→ **What the exercise asks**: Below this line is a listing that includes pictures. Copy exactly, and only, the lines from the one containing "Rebuild this chart" through the one containing "from matplotlib.patches import"; the pictures do not go in the copy.

━━ Data records

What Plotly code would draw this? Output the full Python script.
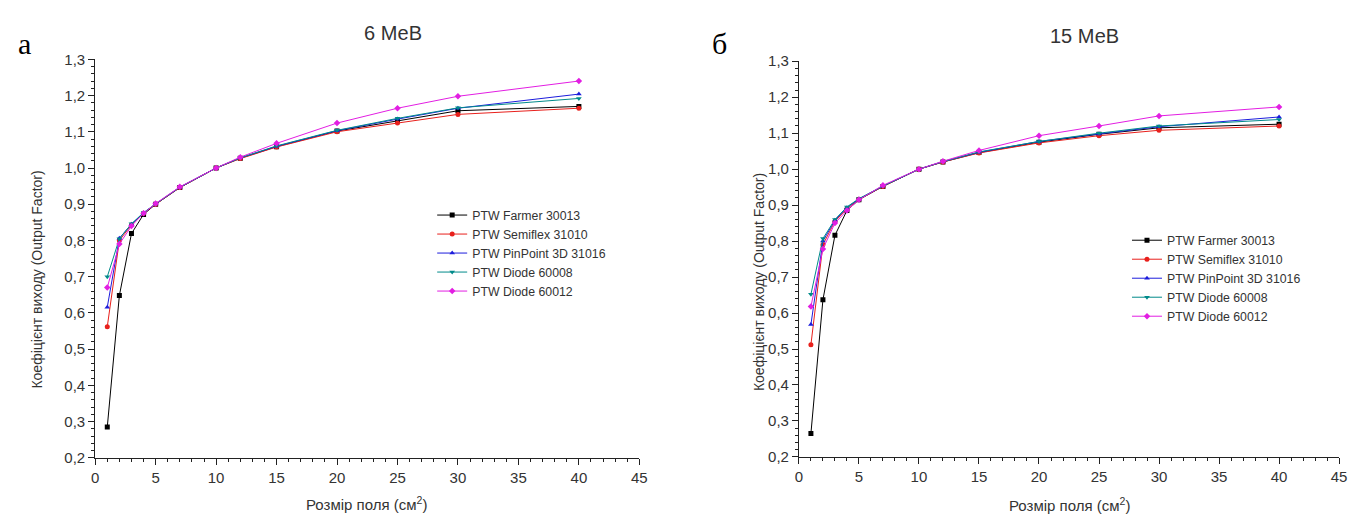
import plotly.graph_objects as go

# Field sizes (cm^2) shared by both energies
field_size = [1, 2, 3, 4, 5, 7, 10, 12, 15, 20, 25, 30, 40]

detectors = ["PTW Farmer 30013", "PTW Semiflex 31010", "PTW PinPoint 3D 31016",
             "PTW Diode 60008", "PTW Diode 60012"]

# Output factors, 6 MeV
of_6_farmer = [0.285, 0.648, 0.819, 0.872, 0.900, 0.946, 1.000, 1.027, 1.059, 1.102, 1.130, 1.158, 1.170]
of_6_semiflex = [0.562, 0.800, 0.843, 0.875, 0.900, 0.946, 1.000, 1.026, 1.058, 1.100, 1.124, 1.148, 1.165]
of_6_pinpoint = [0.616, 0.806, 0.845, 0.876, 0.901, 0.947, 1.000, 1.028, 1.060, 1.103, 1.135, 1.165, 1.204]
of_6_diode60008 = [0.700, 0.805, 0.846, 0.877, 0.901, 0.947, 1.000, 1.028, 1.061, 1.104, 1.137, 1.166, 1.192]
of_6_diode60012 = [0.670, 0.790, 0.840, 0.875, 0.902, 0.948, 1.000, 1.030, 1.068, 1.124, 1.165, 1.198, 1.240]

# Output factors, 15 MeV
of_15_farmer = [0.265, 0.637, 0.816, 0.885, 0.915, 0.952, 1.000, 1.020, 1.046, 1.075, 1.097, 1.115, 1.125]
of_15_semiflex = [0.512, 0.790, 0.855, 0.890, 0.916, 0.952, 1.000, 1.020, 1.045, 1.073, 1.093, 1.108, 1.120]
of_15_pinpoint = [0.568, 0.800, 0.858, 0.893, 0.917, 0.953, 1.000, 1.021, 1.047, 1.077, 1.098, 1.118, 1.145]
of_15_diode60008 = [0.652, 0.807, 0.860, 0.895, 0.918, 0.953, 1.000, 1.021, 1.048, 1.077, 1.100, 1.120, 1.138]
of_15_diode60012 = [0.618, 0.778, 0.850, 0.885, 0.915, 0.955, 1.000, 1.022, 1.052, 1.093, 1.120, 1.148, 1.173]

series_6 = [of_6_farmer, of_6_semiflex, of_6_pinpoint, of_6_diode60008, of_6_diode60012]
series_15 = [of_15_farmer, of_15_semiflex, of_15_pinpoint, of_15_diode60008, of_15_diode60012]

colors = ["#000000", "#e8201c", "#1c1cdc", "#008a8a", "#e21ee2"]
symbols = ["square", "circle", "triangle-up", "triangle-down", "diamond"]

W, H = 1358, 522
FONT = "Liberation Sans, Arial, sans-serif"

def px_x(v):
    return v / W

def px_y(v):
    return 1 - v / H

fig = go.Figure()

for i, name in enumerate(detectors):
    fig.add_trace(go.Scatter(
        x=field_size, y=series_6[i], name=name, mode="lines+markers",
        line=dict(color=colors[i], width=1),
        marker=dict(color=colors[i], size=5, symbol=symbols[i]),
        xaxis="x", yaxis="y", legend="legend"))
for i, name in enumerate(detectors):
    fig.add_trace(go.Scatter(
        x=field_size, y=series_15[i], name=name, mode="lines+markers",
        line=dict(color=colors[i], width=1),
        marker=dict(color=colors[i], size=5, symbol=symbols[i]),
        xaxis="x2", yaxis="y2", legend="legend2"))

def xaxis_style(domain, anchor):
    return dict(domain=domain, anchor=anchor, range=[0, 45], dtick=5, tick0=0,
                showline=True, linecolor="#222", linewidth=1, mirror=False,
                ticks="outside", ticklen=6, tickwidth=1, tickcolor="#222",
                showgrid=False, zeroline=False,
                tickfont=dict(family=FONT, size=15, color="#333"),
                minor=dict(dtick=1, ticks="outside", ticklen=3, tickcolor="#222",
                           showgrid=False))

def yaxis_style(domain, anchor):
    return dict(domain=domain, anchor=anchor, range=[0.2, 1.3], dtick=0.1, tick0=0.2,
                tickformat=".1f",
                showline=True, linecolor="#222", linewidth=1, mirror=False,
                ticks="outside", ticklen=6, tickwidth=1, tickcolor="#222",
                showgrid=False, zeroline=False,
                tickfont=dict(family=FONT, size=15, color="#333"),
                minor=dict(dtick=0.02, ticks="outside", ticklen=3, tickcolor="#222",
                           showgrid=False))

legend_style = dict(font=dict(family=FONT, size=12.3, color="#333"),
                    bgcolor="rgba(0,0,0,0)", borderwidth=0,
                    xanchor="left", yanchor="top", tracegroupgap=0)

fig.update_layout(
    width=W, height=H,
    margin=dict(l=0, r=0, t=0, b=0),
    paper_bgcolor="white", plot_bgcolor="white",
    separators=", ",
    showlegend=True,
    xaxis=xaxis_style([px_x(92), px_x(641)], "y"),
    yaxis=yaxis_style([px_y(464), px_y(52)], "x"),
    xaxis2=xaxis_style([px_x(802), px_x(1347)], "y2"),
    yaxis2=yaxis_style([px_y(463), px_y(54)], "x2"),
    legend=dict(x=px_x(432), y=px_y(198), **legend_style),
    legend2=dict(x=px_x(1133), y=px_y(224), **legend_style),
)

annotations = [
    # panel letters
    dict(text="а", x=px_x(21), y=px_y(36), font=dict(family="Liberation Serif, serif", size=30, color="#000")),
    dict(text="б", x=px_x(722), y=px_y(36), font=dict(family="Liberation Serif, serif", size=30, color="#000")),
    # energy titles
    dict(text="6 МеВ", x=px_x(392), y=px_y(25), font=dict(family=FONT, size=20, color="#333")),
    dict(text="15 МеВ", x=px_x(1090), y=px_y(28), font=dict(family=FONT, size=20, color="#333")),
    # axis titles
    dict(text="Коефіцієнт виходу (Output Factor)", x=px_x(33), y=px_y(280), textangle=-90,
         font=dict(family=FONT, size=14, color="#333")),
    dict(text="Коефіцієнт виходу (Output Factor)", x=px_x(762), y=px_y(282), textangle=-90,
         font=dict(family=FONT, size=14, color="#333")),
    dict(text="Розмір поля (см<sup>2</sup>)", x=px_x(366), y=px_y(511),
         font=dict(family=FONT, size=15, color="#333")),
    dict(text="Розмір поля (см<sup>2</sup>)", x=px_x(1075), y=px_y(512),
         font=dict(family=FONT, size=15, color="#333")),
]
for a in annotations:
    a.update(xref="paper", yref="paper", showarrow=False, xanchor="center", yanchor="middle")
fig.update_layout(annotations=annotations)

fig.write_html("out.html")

━━━━
━━ Data records

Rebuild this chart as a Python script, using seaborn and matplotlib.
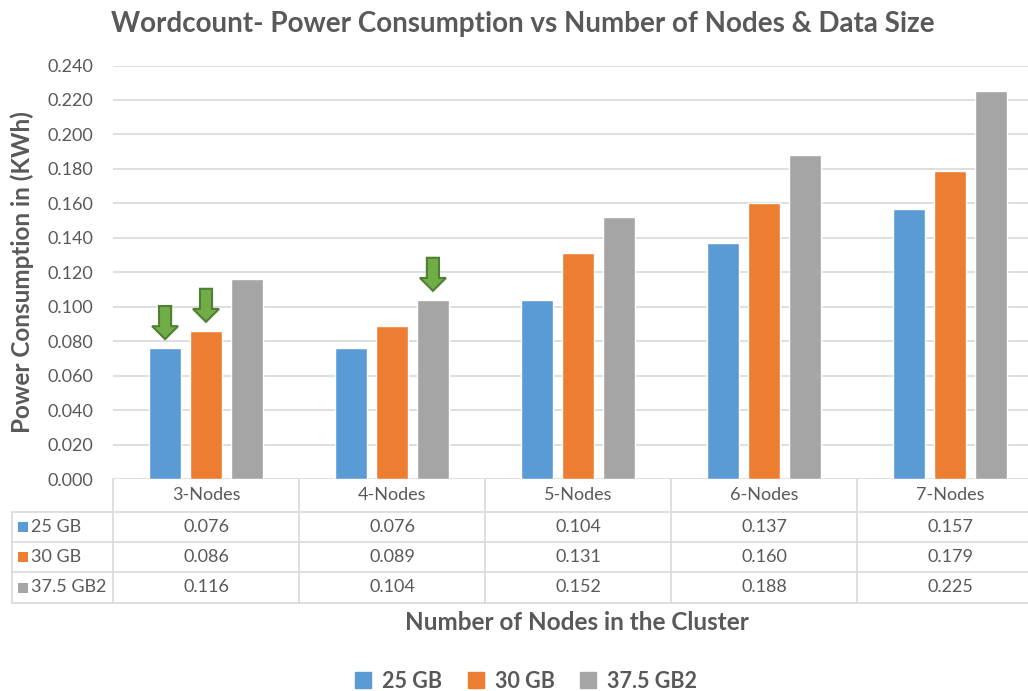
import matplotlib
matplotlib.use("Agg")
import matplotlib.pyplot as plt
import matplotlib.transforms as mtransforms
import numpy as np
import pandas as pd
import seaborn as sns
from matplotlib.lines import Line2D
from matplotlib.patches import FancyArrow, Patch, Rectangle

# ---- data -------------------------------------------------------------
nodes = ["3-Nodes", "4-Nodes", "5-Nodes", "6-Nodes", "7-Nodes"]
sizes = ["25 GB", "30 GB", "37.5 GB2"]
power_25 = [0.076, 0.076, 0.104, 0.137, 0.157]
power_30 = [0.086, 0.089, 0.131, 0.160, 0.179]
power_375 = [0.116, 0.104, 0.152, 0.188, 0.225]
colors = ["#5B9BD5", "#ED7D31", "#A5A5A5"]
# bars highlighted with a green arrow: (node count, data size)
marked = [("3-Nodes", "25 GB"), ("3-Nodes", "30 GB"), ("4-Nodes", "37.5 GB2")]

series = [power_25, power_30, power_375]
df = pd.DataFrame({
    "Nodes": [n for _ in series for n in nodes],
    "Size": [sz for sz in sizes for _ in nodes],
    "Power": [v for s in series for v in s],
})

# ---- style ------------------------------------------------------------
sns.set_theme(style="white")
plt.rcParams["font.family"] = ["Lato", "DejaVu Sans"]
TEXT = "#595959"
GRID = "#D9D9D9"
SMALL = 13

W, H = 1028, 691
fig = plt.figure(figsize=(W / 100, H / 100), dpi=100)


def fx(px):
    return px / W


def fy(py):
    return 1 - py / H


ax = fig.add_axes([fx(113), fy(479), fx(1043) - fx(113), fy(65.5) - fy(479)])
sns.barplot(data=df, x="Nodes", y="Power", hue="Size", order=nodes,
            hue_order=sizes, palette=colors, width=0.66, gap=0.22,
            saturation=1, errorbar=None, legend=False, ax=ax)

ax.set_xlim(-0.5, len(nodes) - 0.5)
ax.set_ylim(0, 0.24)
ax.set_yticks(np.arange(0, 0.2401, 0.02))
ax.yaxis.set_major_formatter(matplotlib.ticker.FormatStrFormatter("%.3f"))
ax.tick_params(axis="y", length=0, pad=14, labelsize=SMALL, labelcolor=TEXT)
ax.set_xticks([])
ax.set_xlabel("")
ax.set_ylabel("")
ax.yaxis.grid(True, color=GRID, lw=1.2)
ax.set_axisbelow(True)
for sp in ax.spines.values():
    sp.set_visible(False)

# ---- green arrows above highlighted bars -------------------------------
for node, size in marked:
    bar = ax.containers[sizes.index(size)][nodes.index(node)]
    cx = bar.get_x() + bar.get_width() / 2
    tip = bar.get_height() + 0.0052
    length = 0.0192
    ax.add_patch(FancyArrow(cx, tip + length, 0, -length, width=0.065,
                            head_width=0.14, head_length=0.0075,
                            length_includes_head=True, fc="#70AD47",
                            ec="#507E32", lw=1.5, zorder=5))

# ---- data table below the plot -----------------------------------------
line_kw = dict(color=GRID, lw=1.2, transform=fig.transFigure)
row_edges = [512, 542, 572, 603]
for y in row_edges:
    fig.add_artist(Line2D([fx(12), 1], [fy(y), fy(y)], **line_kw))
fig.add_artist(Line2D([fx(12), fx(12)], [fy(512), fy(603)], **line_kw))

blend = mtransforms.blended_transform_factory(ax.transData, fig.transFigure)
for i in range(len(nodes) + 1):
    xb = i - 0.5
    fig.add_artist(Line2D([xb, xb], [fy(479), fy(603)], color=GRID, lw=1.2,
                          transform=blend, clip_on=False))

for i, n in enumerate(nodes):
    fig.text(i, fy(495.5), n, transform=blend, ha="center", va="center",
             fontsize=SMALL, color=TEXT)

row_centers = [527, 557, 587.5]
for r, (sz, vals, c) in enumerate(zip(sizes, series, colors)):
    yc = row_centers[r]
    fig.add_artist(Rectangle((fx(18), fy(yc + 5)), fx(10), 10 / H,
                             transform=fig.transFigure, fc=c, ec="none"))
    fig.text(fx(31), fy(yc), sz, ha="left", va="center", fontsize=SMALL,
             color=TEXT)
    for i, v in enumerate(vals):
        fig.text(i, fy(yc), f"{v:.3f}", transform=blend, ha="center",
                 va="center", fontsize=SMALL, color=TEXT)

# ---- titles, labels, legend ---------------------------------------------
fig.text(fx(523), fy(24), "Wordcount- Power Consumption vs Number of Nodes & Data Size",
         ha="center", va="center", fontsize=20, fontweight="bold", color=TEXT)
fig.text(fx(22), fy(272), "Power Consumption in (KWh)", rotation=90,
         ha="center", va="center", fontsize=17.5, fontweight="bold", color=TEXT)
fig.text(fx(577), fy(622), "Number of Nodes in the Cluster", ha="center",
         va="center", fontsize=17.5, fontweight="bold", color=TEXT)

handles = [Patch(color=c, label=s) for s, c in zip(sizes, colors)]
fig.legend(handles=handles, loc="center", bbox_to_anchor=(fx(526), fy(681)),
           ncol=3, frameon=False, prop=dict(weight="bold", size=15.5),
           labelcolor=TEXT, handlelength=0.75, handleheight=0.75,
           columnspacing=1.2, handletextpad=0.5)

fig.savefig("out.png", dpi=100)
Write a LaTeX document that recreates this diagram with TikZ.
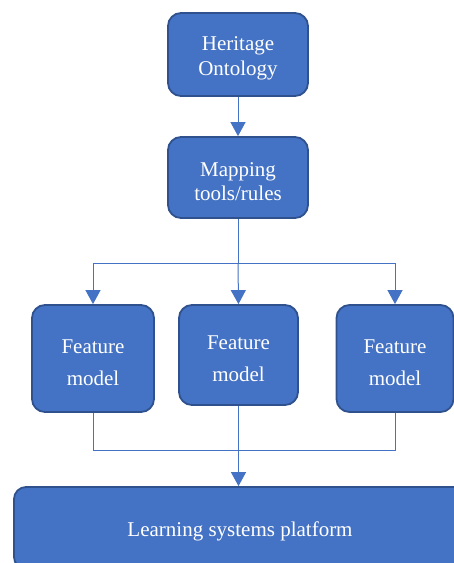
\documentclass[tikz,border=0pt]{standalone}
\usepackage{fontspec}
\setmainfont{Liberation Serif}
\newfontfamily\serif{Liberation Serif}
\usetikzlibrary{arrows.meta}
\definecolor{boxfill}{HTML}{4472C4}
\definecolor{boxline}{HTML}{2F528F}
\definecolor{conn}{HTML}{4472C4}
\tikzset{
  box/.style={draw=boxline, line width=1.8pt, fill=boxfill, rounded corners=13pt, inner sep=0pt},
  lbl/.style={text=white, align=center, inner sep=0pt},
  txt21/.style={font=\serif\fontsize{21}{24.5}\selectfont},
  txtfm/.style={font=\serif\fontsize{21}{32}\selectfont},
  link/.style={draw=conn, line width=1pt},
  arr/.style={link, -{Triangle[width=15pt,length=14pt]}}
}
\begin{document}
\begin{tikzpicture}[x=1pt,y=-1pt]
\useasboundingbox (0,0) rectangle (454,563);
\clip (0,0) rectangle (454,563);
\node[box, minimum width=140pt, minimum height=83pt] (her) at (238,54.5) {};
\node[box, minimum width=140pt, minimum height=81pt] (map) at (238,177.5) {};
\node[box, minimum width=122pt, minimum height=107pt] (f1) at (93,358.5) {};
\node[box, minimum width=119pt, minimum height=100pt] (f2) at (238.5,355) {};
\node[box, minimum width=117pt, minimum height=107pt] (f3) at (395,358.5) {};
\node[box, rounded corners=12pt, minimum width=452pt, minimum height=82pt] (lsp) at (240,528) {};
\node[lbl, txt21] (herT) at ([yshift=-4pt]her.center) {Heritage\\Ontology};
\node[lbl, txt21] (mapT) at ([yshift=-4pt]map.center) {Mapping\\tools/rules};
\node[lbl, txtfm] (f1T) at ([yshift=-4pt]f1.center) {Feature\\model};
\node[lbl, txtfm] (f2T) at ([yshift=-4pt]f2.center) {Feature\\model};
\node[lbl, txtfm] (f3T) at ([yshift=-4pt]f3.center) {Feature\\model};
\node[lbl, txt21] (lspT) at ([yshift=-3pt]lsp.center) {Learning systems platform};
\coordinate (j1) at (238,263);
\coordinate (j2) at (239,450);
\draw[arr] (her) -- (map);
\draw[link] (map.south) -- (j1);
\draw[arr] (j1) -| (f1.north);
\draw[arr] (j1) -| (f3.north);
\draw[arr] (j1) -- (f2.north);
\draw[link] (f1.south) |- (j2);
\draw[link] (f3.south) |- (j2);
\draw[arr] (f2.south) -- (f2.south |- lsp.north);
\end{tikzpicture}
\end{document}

━━━━
━━ Data records

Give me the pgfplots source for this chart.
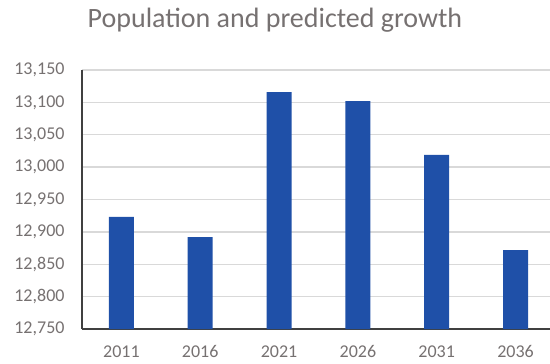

━━━━

→ **Exercise answer**:
Rebuild this chart as a Python script, using seaborn and matplotlib.
import matplotlib
matplotlib.use("Agg")
import matplotlib.pyplot as plt
import matplotlib.transforms as mtransforms
import numpy as np
import pandas as pd
import seaborn as sns
from matplotlib.lines import Line2D
from matplotlib.patches import FancyArrow, Patch, Rectangle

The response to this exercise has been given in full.